**GIVEN REQUEST:**
Transcribe all the entries word for word, omitting any pictures they contain.

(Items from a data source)
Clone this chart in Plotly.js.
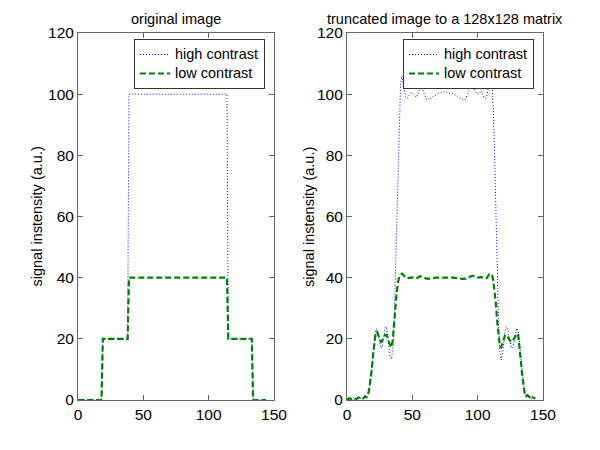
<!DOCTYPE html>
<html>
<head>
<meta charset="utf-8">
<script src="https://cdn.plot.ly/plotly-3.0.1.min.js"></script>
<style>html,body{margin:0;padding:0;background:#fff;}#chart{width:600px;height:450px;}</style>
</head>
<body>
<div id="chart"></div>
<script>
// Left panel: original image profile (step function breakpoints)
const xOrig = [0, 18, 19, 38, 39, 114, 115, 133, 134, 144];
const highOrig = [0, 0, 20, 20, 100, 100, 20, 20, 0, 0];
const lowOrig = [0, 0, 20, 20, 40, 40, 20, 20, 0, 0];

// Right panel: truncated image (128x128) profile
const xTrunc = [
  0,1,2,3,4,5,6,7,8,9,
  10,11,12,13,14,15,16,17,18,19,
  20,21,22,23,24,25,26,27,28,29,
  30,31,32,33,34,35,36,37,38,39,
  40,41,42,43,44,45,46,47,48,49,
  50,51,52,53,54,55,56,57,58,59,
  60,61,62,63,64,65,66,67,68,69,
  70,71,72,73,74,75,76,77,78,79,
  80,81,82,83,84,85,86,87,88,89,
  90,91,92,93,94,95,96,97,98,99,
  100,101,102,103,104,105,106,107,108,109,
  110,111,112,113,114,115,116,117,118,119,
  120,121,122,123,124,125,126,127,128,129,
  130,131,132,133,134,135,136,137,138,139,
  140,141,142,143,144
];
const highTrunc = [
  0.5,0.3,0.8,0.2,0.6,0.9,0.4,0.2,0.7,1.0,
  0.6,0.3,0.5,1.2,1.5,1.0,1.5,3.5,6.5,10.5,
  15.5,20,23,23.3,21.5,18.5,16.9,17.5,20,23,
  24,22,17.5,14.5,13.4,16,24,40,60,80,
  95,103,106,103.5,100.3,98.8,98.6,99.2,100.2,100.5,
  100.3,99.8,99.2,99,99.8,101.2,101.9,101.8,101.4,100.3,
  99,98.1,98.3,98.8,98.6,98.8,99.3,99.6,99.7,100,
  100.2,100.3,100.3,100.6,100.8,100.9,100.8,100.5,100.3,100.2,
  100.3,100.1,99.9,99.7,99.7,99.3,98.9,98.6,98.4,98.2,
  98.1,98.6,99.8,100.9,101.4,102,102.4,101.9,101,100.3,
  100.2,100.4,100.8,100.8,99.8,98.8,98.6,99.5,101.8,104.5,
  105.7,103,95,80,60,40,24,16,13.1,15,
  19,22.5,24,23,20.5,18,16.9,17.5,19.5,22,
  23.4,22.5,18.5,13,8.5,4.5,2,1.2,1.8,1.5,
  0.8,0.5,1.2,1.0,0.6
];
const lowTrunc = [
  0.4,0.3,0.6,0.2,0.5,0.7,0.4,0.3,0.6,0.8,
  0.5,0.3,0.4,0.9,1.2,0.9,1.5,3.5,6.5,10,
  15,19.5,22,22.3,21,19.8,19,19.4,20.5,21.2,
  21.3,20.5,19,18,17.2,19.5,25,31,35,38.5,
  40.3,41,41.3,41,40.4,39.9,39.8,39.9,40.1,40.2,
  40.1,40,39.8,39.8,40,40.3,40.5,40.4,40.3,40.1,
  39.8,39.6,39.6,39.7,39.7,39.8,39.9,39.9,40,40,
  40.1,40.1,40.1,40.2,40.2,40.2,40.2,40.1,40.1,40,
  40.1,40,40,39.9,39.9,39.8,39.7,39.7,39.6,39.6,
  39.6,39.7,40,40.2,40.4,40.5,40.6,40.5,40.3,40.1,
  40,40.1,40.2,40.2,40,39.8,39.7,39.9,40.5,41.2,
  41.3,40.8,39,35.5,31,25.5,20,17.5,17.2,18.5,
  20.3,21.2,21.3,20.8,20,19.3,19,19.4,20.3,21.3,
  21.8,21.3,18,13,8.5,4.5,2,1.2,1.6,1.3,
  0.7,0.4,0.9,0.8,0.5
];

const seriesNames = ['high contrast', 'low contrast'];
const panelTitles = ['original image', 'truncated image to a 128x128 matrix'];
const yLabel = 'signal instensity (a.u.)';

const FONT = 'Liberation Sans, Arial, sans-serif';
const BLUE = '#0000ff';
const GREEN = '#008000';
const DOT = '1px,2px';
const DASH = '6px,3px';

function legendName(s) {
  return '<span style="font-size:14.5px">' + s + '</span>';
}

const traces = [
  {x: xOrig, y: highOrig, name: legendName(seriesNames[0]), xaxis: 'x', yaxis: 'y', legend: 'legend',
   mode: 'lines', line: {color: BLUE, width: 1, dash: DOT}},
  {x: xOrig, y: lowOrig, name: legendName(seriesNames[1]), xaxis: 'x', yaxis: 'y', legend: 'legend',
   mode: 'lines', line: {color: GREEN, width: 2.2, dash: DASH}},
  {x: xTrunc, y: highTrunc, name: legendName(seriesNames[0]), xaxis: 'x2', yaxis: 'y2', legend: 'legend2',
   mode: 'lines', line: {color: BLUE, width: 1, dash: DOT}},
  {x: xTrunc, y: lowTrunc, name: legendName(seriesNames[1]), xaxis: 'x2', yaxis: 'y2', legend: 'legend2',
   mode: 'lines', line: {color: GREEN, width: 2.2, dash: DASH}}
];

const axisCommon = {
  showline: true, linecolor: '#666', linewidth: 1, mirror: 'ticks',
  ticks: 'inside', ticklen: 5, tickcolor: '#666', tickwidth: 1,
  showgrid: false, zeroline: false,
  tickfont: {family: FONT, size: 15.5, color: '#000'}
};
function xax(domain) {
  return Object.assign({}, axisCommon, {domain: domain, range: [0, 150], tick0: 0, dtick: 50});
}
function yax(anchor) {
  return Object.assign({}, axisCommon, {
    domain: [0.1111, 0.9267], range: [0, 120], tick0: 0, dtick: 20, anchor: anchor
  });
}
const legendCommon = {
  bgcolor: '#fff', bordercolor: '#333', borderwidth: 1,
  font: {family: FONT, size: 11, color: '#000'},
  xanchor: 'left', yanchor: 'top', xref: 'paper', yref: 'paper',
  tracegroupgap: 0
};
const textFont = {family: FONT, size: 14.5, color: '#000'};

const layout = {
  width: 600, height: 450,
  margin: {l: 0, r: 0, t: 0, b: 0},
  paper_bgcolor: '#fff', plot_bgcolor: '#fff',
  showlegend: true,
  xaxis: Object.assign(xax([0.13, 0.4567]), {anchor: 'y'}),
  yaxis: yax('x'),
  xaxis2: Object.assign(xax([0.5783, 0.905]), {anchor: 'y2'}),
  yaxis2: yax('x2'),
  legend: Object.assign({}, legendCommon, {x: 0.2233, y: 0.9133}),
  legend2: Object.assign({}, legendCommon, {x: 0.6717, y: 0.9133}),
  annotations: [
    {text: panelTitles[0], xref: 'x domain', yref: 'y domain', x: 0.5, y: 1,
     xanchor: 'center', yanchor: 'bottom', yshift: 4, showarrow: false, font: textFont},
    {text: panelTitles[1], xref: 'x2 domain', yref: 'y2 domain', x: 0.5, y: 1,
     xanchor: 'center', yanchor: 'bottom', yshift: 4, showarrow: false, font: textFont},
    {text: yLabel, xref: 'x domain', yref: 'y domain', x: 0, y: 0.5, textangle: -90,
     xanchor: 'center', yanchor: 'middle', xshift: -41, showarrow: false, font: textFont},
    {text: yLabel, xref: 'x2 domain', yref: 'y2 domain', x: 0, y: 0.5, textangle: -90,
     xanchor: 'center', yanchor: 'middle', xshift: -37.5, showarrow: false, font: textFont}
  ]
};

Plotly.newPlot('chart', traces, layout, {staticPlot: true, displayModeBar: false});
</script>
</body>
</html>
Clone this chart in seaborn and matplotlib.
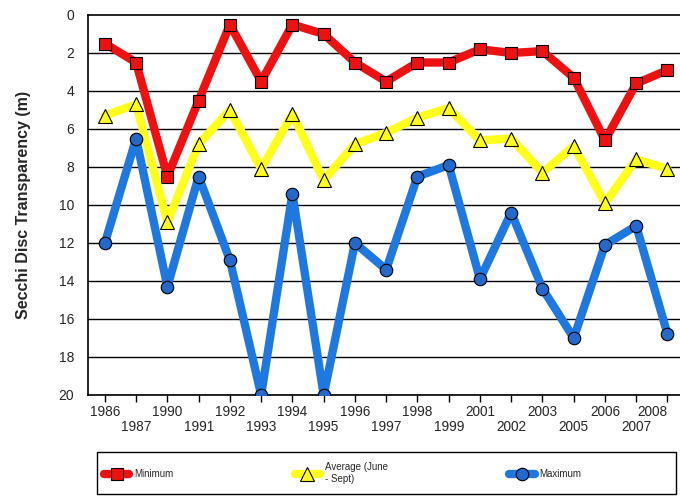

**FULL SOLUTION:**
Clone this chart in Plotly.js.
<!DOCTYPE html>
<html>
<head>
<meta charset="utf-8">
<script src="https://cdn.plot.ly/plotly-3.0.1.min.js"></script>
<style>html,body{margin:0;padding:0;background:#fff;}#chart{width:600px;height:450px;}</style>
</head>
<body>
<div id="chart"></div>
<script>
// Left panel: original image profile (step function breakpoints)
const xOrig = [0, 18, 19, 38, 39, 114, 115, 133, 134, 144];
const highOrig = [0, 0, 20, 20, 100, 100, 20, 20, 0, 0];
const lowOrig = [0, 0, 20, 20, 40, 40, 20, 20, 0, 0];

// Right panel: truncated image (128x128) profile
const xTrunc = [
  0,1,2,3,4,5,6,7,8,9,
  10,11,12,13,14,15,16,17,18,19,
  20,21,22,23,24,25,26,27,28,29,
  30,31,32,33,34,35,36,37,38,39,
  40,41,42,43,44,45,46,47,48,49,
  50,51,52,53,54,55,56,57,58,59,
  60,61,62,63,64,65,66,67,68,69,
  70,71,72,73,74,75,76,77,78,79,
  80,81,82,83,84,85,86,87,88,89,
  90,91,92,93,94,95,96,97,98,99,
  100,101,102,103,104,105,106,107,108,109,
  110,111,112,113,114,115,116,117,118,119,
  120,121,122,123,124,125,126,127,128,129,
  130,131,132,133,134,135,136,137,138,139,
  140,141,142,143,144
];
const highTrunc = [
  0.5,0.3,0.8,0.2,0.6,0.9,0.4,0.2,0.7,1.0,
  0.6,0.3,0.5,1.2,1.5,1.0,1.5,3.5,6.5,10.5,
  15.5,20,23,23.3,21.5,18.5,16.9,17.5,20,23,
  24,22,17.5,14.5,13.4,16,24,40,60,80,
  95,103,106,103.5,100.3,98.8,98.6,99.2,100.2,100.5,
  100.3,99.8,99.2,99,99.8,101.2,101.9,101.8,101.4,100.3,
  99,98.1,98.3,98.8,98.6,98.8,99.3,99.6,99.7,100,
  100.2,100.3,100.3,100.6,100.8,100.9,100.8,100.5,100.3,100.2,
  100.3,100.1,99.9,99.7,99.7,99.3,98.9,98.6,98.4,98.2,
  98.1,98.6,99.8,100.9,101.4,102,102.4,101.9,101,100.3,
  100.2,100.4,100.8,100.8,99.8,98.8,98.6,99.5,101.8,104.5,
  105.7,103,95,80,60,40,24,16,13.1,15,
  19,22.5,24,23,20.5,18,16.9,17.5,19.5,22,
  23.4,22.5,18.5,13,8.5,4.5,2,1.2,1.8,1.5,
  0.8,0.5,1.2,1.0,0.6
];
const lowTrunc = [
  0.4,0.3,0.6,0.2,0.5,0.7,0.4,0.3,0.6,0.8,
  0.5,0.3,0.4,0.9,1.2,0.9,1.5,3.5,6.5,10,
  15,19.5,22,22.3,21,19.8,19,19.4,20.5,21.2,
  21.3,20.5,19,18,17.2,19.5,25,31,35,38.5,
  40.3,41,41.3,41,40.4,39.9,39.8,39.9,40.1,40.2,
  40.1,40,39.8,39.8,40,40.3,40.5,40.4,40.3,40.1,
  39.8,39.6,39.6,39.7,39.7,39.8,39.9,39.9,40,40,
  40.1,40.1,40.1,40.2,40.2,40.2,40.2,40.1,40.1,40,
  40.1,40,40,39.9,39.9,39.8,39.7,39.7,39.6,39.6,
  39.6,39.7,40,40.2,40.4,40.5,40.6,40.5,40.3,40.1,
  40,40.1,40.2,40.2,40,39.8,39.7,39.9,40.5,41.2,
  41.3,40.8,39,35.5,31,25.5,20,17.5,17.2,18.5,
  20.3,21.2,21.3,20.8,20,19.3,19,19.4,20.3,21.3,
  21.8,21.3,18,13,8.5,4.5,2,1.2,1.6,1.3,
  0.7,0.4,0.9,0.8,0.5
];

const seriesNames = ['high contrast', 'low contrast'];
const panelTitles = ['original image', 'truncated image to a 128x128 matrix'];
const yLabel = 'signal instensity (a.u.)';

const FONT = 'Liberation Sans, Arial, sans-serif';
const BLUE = '#0000ff';
const GREEN = '#008000';
const DOT = '1px,2px';
const DASH = '6px,3px';

function legendName(s) {
  return '<span style="font-size:14.5px">' + s + '</span>';
}

const traces = [
  {x: xOrig, y: highOrig, name: legendName(seriesNames[0]), xaxis: 'x', yaxis: 'y', legend: 'legend',
   mode: 'lines', line: {color: BLUE, width: 1, dash: DOT}},
  {x: xOrig, y: lowOrig, name: legendName(seriesNames[1]), xaxis: 'x', yaxis: 'y', legend: 'legend',
   mode: 'lines', line: {color: GREEN, width: 2.2, dash: DASH}},
  {x: xTrunc, y: highTrunc, name: legendName(seriesNames[0]), xaxis: 'x2', yaxis: 'y2', legend: 'legend2',
   mode: 'lines', line: {color: BLUE, width: 1, dash: DOT}},
  {x: xTrunc, y: lowTrunc, name: legendName(seriesNames[1]), xaxis: 'x2', yaxis: 'y2', legend: 'legend2',
   mode: 'lines', line: {color: GREEN, width: 2.2, dash: DASH}}
];

const axisCommon = {
  showline: true, linecolor: '#666', linewidth: 1, mirror: 'ticks',
  ticks: 'inside', ticklen: 5, tickcolor: '#666', tickwidth: 1,
  showgrid: false, zeroline: false,
  tickfont: {family: FONT, size: 15.5, color: '#000'}
};
function xax(domain) {
  return Object.assign({}, axisCommon, {domain: domain, range: [0, 150], tick0: 0, dtick: 50});
}
function yax(anchor) {
  return Object.assign({}, axisCommon, {
    domain: [0.1111, 0.9267], range: [0, 120], tick0: 0, dtick: 20, anchor: anchor
  });
}
const legendCommon = {
  bgcolor: '#fff', bordercolor: '#333', borderwidth: 1,
  font: {family: FONT, size: 11, color: '#000'},
  xanchor: 'left', yanchor: 'top', xref: 'paper', yref: 'paper',
  tracegroupgap: 0
};
const textFont = {family: FONT, size: 14.5, color: '#000'};

const layout = {
  width: 600, height: 450,
  margin: {l: 0, r: 0, t: 0, b: 0},
  paper_bgcolor: '#fff', plot_bgcolor: '#fff',
  showlegend: true,
  xaxis: Object.assign(xax([0.13, 0.4567]), {anchor: 'y'}),
  yaxis: yax('x'),
  xaxis2: Object.assign(xax([0.5783, 0.905]), {anchor: 'y2'}),
  yaxis2: yax('x2'),
  legend: Object.assign({}, legendCommon, {x: 0.2233, y: 0.9133}),
  legend2: Object.assign({}, legendCommon, {x: 0.6717, y: 0.9133}),
  annotations: [
    {text: panelTitles[0], xref: 'x domain', yref: 'y domain', x: 0.5, y: 1,
     xanchor: 'center', yanchor: 'bottom', yshift: 4, showarrow: false, font: textFont},
    {text: panelTitles[1], xref: 'x2 domain', yref: 'y2 domain', x: 0.5, y: 1,
     xanchor: 'center', yanchor: 'bottom', yshift: 4, showarrow: false, font: textFont},
    {text: yLabel, xref: 'x domain', yref: 'y domain', x: 0, y: 0.5, textangle: -90,
     xanchor: 'center', yanchor: 'middle', xshift: -41, showarrow: false, font: textFont},
    {text: yLabel, xref: 'x2 domain', yref: 'y2 domain', x: 0, y: 0.5, textangle: -90,
     xanchor: 'center', yanchor: 'middle', xshift: -37.5, showarrow: false, font: textFont}
  ]
};

Plotly.newPlot('chart', traces, layout, {staticPlot: true, displayModeBar: false});
</script>
</body>
</html>
Clone this chart in seaborn and matplotlib.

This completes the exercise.